= New Zealand Standard 5465:2001 =

The New Zealand Standard 5465:2001 - Self-containment of motor caravans and caravans specifies the requirements for water supply, sanitary plumbing and drainage installation, and solid waste containment in motor caravans and caravans for the purpose of obtaining a self-containment certificate.

In 2011 the New Zealand Parliament passed the Freedom Camping Act, which gives local councils and authorities the power to ban freedom camping in some, but not all, areas. The New Zealand Parliament introduced the freedom camping act because some tourists disposed of human waste inappropriately where they were camping. The Act does not include Certified Self Containment even though attempts were made to include it. The reasoning is because the Standard is only applicable to a minority of Freedom campers as determined by the Act and that the NZStandard fails to comply with the bill of Rights Act.

In places where freedom camping is permitted, local councils may only allow vehicles that are certified as self-contained to camp there, though that breaches Bill of Rights requirements. After all you can not teach a non-person object to be responsible. Unfortunately placing the emphasis on the camping vehicle rather than the persons has been found wanting.

Motorhomes, campervans or caravans have to undertake an inspection and the vehicle has to meet the New Zealand Standard NZS 5465:2001 in order to become certified. Being "certified" self-contained requires having the equipment on board to remove any waste generated in a freedom camping designated area for a period of 3 days therefore alienating the majority of Freedom Campers as defined in legislation, as well as locals wanting a night at the local beach.

For many, simply being 'self contained' without certification is sufficient - that being the simple ability to retain waste until proper facilities for disposal are available. Inspections are made by plumbers and some RV businesses.

New Zealand's camping rules are monitored by the local authorities and fines can be levied for camping in an area where it is prohibited, though the Freedom camping act prohibits blanket bans or even allocation of specific camping sites. The Act allows camping anywhere, unless an area is specifically prohibited to;
1. Protect the area
2. Protect access to the area
3. Protect the health and safety of those visiting the area.
These reasons for restriction are taken directly from the Bill of Rights Act.

As of May 2020 only 1/3 (33%) of NZ Councils require Certified self containment.{683744672424411}

In 2020 the Self Containment Standard and it use by Private organizations came under Investigation by Internal Affairs, Commerce Commission and others. The conclusion was that the Self Containment Standard was without legal substance and unable to be enforced in law. Much of the reasoning for the failure to be included in the Freedom Camping Bill was given as to why. Six months after the Freedom Camping Act was passed into law, the Ministry for the Environment ceased their role as the administrator, due to not being needed.

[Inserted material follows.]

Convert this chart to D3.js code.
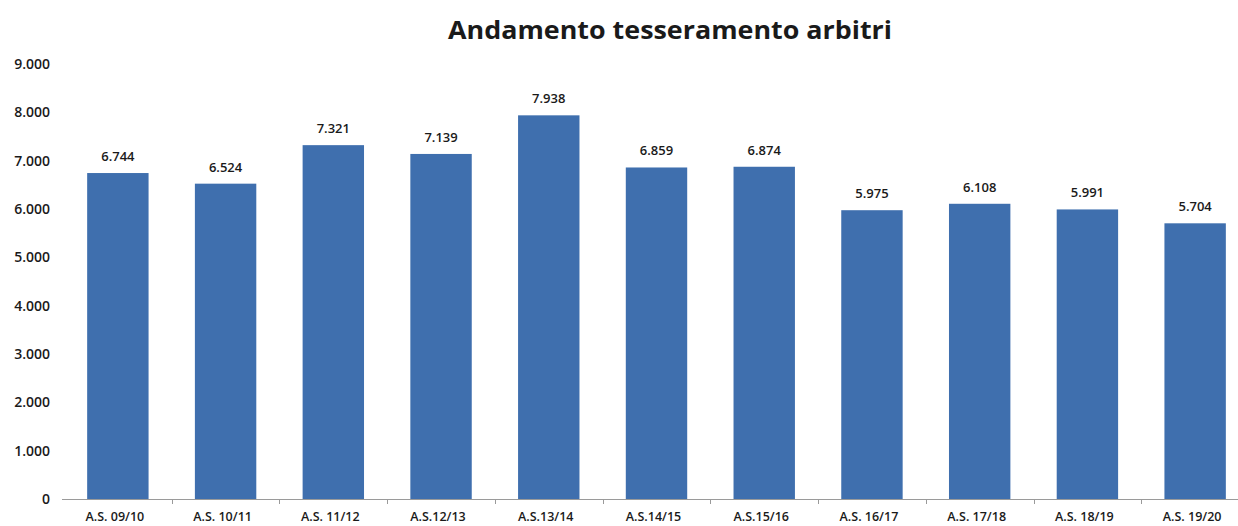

Since 2011 the NZStandard is only meant as a guideline and more specifically for Motorhome Clubs use, in order to meet the conditions of the Resource Consents and Camp-Ground Regulation exemptions granted for their own properties.

Since Ministry for the Environment ceased as administrator Motor-home Clubs, whose members required compliance with the standard, are able to appoint their own inspectors and issue the required certification themselves.